■ What needs to be done ■
Carry none of the pictures over; write out the complete data exactly.

-- start --

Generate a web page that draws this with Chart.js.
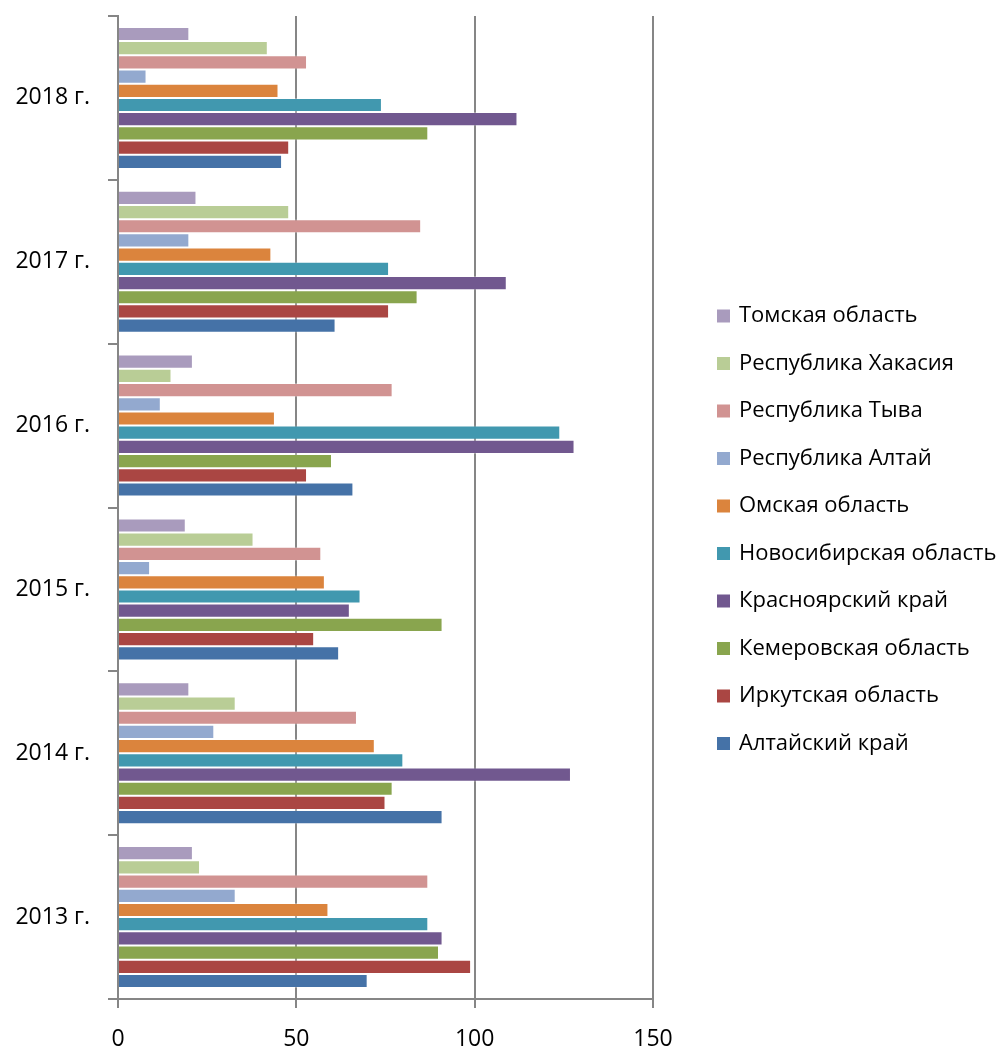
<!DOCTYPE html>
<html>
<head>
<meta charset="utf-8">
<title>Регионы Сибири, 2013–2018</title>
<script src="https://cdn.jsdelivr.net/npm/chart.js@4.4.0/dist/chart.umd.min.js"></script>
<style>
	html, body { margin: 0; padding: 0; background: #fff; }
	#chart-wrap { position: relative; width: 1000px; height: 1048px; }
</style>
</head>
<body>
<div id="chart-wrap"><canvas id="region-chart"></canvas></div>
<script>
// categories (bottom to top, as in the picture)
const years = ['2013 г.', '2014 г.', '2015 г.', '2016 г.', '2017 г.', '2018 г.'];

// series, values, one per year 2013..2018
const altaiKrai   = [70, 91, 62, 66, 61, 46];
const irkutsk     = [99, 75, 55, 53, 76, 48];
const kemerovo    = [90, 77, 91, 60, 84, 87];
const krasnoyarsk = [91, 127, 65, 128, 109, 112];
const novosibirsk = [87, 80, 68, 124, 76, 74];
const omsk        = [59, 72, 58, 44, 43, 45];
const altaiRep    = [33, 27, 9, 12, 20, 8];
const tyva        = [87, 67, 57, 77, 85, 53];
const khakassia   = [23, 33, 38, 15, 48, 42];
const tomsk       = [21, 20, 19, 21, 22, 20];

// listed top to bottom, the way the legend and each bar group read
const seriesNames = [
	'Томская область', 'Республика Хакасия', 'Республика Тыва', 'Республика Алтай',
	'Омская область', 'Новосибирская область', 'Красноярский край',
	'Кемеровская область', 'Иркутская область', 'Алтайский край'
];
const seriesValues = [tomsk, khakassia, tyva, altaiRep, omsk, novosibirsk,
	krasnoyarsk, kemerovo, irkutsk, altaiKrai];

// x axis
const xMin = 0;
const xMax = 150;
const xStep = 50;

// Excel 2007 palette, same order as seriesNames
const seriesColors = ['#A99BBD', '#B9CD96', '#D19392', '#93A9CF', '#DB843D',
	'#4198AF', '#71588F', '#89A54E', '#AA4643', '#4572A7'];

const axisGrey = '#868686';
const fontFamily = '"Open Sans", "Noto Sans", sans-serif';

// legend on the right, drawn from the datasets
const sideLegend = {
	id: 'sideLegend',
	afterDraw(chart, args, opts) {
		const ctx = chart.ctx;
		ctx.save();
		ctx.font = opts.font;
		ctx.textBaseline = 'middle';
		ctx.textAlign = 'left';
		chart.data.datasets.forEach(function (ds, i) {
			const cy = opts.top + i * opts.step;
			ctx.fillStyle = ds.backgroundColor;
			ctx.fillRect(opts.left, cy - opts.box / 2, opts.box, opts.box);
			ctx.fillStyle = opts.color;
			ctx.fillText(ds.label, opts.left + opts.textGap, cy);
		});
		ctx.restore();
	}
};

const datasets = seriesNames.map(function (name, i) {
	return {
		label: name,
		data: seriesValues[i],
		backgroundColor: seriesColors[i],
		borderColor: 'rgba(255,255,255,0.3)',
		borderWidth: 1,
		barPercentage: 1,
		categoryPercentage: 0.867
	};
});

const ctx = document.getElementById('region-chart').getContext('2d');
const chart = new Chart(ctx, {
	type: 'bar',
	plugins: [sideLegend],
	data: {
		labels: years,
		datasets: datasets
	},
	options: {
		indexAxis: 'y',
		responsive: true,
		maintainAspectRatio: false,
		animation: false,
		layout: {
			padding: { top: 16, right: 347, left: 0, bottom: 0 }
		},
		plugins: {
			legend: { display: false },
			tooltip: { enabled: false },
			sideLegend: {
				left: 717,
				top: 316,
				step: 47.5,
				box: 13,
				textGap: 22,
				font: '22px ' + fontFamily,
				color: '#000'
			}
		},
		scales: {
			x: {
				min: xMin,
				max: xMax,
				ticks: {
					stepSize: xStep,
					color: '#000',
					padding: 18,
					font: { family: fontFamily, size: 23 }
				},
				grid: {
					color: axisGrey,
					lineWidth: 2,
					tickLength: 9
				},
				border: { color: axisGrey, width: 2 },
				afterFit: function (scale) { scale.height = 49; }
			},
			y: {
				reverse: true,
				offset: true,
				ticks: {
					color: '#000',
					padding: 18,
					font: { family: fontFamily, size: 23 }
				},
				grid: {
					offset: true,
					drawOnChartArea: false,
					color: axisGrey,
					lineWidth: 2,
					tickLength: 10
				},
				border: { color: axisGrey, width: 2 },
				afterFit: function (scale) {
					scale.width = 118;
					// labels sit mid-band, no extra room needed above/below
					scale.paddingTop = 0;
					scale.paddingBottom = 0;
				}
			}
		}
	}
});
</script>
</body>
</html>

-- end --

■ Answer to the exercise ■
Generate a web page that draws this with Chart.js.
<!DOCTYPE html>
<html>
<head>
<meta charset="utf-8">
<title>Регионы Сибири, 2013–2018</title>
<script src="https://cdn.jsdelivr.net/npm/chart.js@4.4.0/dist/chart.umd.min.js"></script>
<style>
	html, body { margin: 0; padding: 0; background: #fff; }
	#chart-wrap { position: relative; width: 1000px; height: 1048px; }
</style>
</head>
<body>
<div id="chart-wrap"><canvas id="region-chart"></canvas></div>
<script>
// categories (bottom to top, as in the picture)
const years = ['2013 г.', '2014 г.', '2015 г.', '2016 г.', '2017 г.', '2018 г.'];

// series, values, one per year 2013..2018
const altaiKrai   = [70, 91, 62, 66, 61, 46];
const irkutsk     = [99, 75, 55, 53, 76, 48];
const kemerovo    = [90, 77, 91, 60, 84, 87];
const krasnoyarsk = [91, 127, 65, 128, 109, 112];
const novosibirsk = [87, 80, 68, 124, 76, 74];
const omsk        = [59, 72, 58, 44, 43, 45];
const altaiRep    = [33, 27, 9, 12, 20, 8];
const tyva        = [87, 67, 57, 77, 85, 53];
const khakassia   = [23, 33, 38, 15, 48, 42];
const tomsk       = [21, 20, 19, 21, 22, 20];

// listed top to bottom, the way the legend and each bar group read
const seriesNames = [
	'Томская область', 'Республика Хакасия', 'Республика Тыва', 'Республика Алтай',
	'Омская область', 'Новосибирская область', 'Красноярский край',
	'Кемеровская область', 'Иркутская область', 'Алтайский край'
];
const seriesValues = [tomsk, khakassia, tyva, altaiRep, omsk, novosibirsk,
	krasnoyarsk, kemerovo, irkutsk, altaiKrai];

// x axis
const xMin = 0;
const xMax = 150;
const xStep = 50;

// Excel 2007 palette, same order as seriesNames
const seriesColors = ['#A99BBD', '#B9CD96', '#D19392', '#93A9CF', '#DB843D',
	'#4198AF', '#71588F', '#89A54E', '#AA4643', '#4572A7'];

const axisGrey = '#868686';
const fontFamily = '"Open Sans", "Noto Sans", sans-serif';

// legend on the right, drawn from the datasets
const sideLegend = {
	id: 'sideLegend',
	afterDraw(chart, args, opts) {
		const ctx = chart.ctx;
		ctx.save();
		ctx.font = opts.font;
		ctx.textBaseline = 'middle';
		ctx.textAlign = 'left';
		chart.data.datasets.forEach(function (ds, i) {
			const cy = opts.top + i * opts.step;
			ctx.fillStyle = ds.backgroundColor;
			ctx.fillRect(opts.left, cy - opts.box / 2, opts.box, opts.box);
			ctx.fillStyle = opts.color;
			ctx.fillText(ds.label, opts.left + opts.textGap, cy);
		});
		ctx.restore();
	}
};

const datasets = seriesNames.map(function (name, i) {
	return {
		label: name,
		data: seriesValues[i],
		backgroundColor: seriesColors[i],
		borderColor: 'rgba(255,255,255,0.3)',
		borderWidth: 1,
		barPercentage: 1,
		categoryPercentage: 0.867
	};
});

const ctx = document.getElementById('region-chart').getContext('2d');
const chart = new Chart(ctx, {
	type: 'bar',
	plugins: [sideLegend],
	data: {
		labels: years,
		datasets: datasets
	},
	options: {
		indexAxis: 'y',
		responsive: true,
		maintainAspectRatio: false,
		animation: false,
		layout: {
			padding: { top: 16, right: 347, left: 0, bottom: 0 }
		},
		plugins: {
			legend: { display: false },
			tooltip: { enabled: false },
			sideLegend: {
				left: 717,
				top: 316,
				step: 47.5,
				box: 13,
				textGap: 22,
				font: '22px ' + fontFamily,
				color: '#000'
			}
		},
		scales: {
			x: {
				min: xMin,
				max: xMax,
				ticks: {
					stepSize: xStep,
					color: '#000',
					padding: 18,
					font: { family: fontFamily, size: 23 }
				},
				grid: {
					color: axisGrey,
					lineWidth: 2,
					tickLength: 9
				},
				border: { color: axisGrey, width: 2 },
				afterFit: function (scale) { scale.height = 49; }
			},
			y: {
				reverse: true,
				offset: true,
				ticks: {
					color: '#000',
					padding: 18,
					font: { family: fontFamily, size: 23 }
				},
				grid: {
					offset: true,
					drawOnChartArea: false,
					color: axisGrey,
					lineWidth: 2,
					tickLength: 10
				},
				border: { color: axisGrey, width: 2 },
				afterFit: function (scale) {
					scale.width = 118;
					// labels sit mid-band, no extra room needed above/below
					scale.paddingTop = 0;
					scale.paddingBottom = 0;
				}
			}
		}
	}
});
</script>
</body>
</html>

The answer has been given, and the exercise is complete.